## Data for this task
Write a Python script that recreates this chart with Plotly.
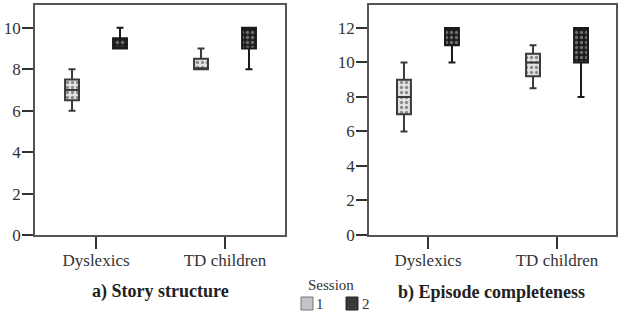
import plotly.graph_objects as go

groups = ["Dyslexics", "TD children"]
sessions = ["1", "2"]

# a) Story structure: values per [session][group]
a_low = [[6, 8], [9, 8]]
a_q1 = [[6.5, 8], [9, 9]]
a_med = [[7, 8], [9, 10]]
a_q3 = [[7.5, 8.5], [9.5, 10]]
a_high = [[8, 9], [10, 10]]

# b) Episode completeness
b_low = [[6, 8.5], [10, 8]]
b_q1 = [[7, 9.2], [11, 10]]
b_med = [[8, 10], [12, 12]]
b_q3 = [[9, 10.5], [12, 12]]
b_high = [[10, 11], [12, 12]]

titles = ["a) Story structure", "b) Episode completeness"]

pat_bg = ["#e4e4e4", "#1e1e1e"]
pat_fg = ["#8c8c8c", "#6e6e6e"]
swatch = ["#c4c4c4", "#3a3a3a"]
line_col = ["#3a3a3a", "#1a1a1a"]
FONT = "Liberation Serif"

fig = go.Figure()
panels = [(a_low, a_q1, a_med, a_q3, a_high), (b_low, b_q1, b_med, b_q3, b_high)]
# patterned fills (bars spanning q1..q3) drawn under the box outlines
for p, (lo, q1, md, q3, hi) in enumerate(panels):
    xa, ya = ("x", "y") if p == 0 else ("x2", "y2")
    for s in range(2):
        fig.add_trace(go.Bar(
            x=groups, y=[b - a for a, b in zip(q1[s], q3[s])], base=q1[s],
            marker=dict(color=pat_bg[s], line=dict(width=0),
                        pattern=dict(shape=".", fgcolor=pat_fg[s], bgcolor=pat_bg[s],
                                     size=5, solidity=0.35, fillmode="replace")),
            offsetgroup=str(s), xaxis=xa, yaxis=ya, showlegend=False, hoverinfo="skip",
        ))
for p, (lo, q1, md, q3, hi) in enumerate(panels):
    xa, ya = ("x", "y") if p == 0 else ("x2", "y2")
    for s in range(2):
        fig.add_trace(go.Box(
            x=groups, lowerfence=lo[s], q1=q1[s], median=md[s], q3=q3[s], upperfence=hi[s],
            name=sessions[s], fillcolor="rgba(0,0,0,0)",
            line=dict(color=line_col[s], width=2),
            whiskerwidth=0.5, xaxis=xa, yaxis=ya, offsetgroup=str(s),
            showlegend=False, boxpoints=False,
        ))

W, H = 619, 322
T, B = 5, 235
PH = B - T


def ypap(py):
    return (B - py) / PH


axcommon = dict(showline=True, linecolor="#555555", linewidth=1.5, mirror=True,
                ticks="outside", tickcolor="#333333", tickwidth=1.5, showgrid=False,
                zeroline=False, automargin=False,
                tickfont=dict(family=FONT, size=17, color="#333333"))

annotations = [
    dict(text=f"<b>{titles[0]}</b>", x=160 / W, y=ypap(291)),
    dict(text=f"<b>{titles[1]}</b>", x=491 / W, y=ypap(292)),
]
for a in annotations:
    a.update(xref="paper", yref="paper", xanchor="center", yanchor="middle",
             showarrow=False, font=dict(family=FONT, size=18, color="#222222"))
annotations += [
    dict(text="Session", x=331 / W, y=ypap(285), xref="paper", yref="paper",
         xanchor="center", yanchor="middle", showarrow=False,
         font=dict(family=FONT, size=15, color="#333333")),
    dict(text=sessions[0], x=314 / W, y=ypap(304), xref="paper", yref="paper",
         xanchor="left", yanchor="middle", showarrow=False,
         font=dict(family=FONT, size=15, color="#333333")),
    dict(text=sessions[1], x=360 / W, y=ypap(304), xref="paper", yref="paper",
         xanchor="left", yanchor="middle", showarrow=False,
         font=dict(family=FONT, size=15, color="#333333")),
]
shapes = [
    dict(type="rect", xref="paper", yref="paper", x0=301 / W, x1=313 / W,
         y0=ypap(310), y1=ypap(297), fillcolor=swatch[0], line=dict(color="#777777", width=1)),
    dict(type="rect", xref="paper", yref="paper", x0=346 / W, x1=358 / W,
         y0=ypap(310), y1=ypap(297), fillcolor=swatch[1], line=dict(color="#222222", width=1)),
]

fig.update_layout(
    width=W, height=H, margin=dict(l=0, r=0, t=T, b=H - B),
    plot_bgcolor="white", paper_bgcolor="white", showlegend=False,
    boxmode="group", boxgap=0.256, boxgroupgap=0.71,
    barmode="group", bargap=0.256, bargroupgap=0.71,
    xaxis=dict(domain=[35 / W, 285 / W], type="category", range=[-0.473, 1.465],
               ticklen=12, ticklabelstandoff=-3, anchor="y", **axcommon),
    xaxis2=dict(domain=[369 / W, 616 / W], type="category", range=[-0.457, 1.457],
                ticklen=12, ticklabelstandoff=-3, anchor="y2", **axcommon),
    yaxis=dict(range=[0, 11.1], dtick=2, ticklen=11, ticklabelstandoff=-2, anchor="x",
               **axcommon),
    yaxis2=dict(range=[0, 13.33], dtick=2, ticklen=11, ticklabelstandoff=-2, anchor="x2",
                **axcommon),
    annotations=annotations, shapes=shapes,
)
fig.write_html("out.html", config={"displayModeBar": False},
               post_script="document.body.style.margin='0';")
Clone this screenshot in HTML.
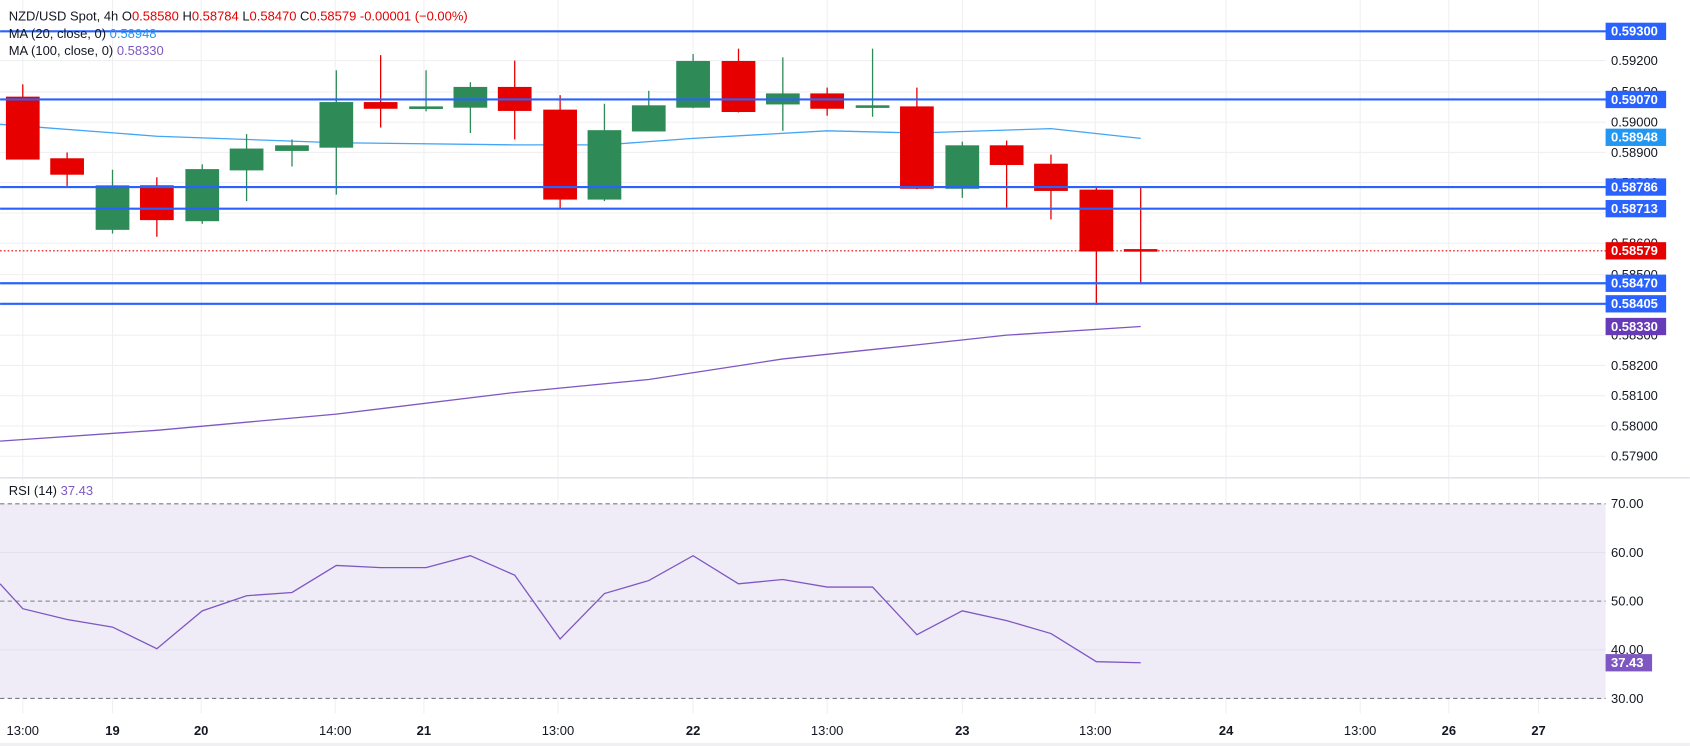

## Problem requirements
Leave out the pictures, then repeat the listing above exactly from its first line to the line with "a_high = [[8, 9], [10, 10]]", inclusive.

## The completed task
Write a Python script that recreates this chart with Plotly.
import plotly.graph_objects as go

groups = ["Dyslexics", "TD children"]
sessions = ["1", "2"]

# a) Story structure: values per [session][group]
a_low = [[6, 8], [9, 8]]
a_q1 = [[6.5, 8], [9, 9]]
a_med = [[7, 8], [9, 10]]
a_q3 = [[7.5, 8.5], [9.5, 10]]
a_high = [[8, 9], [10, 10]]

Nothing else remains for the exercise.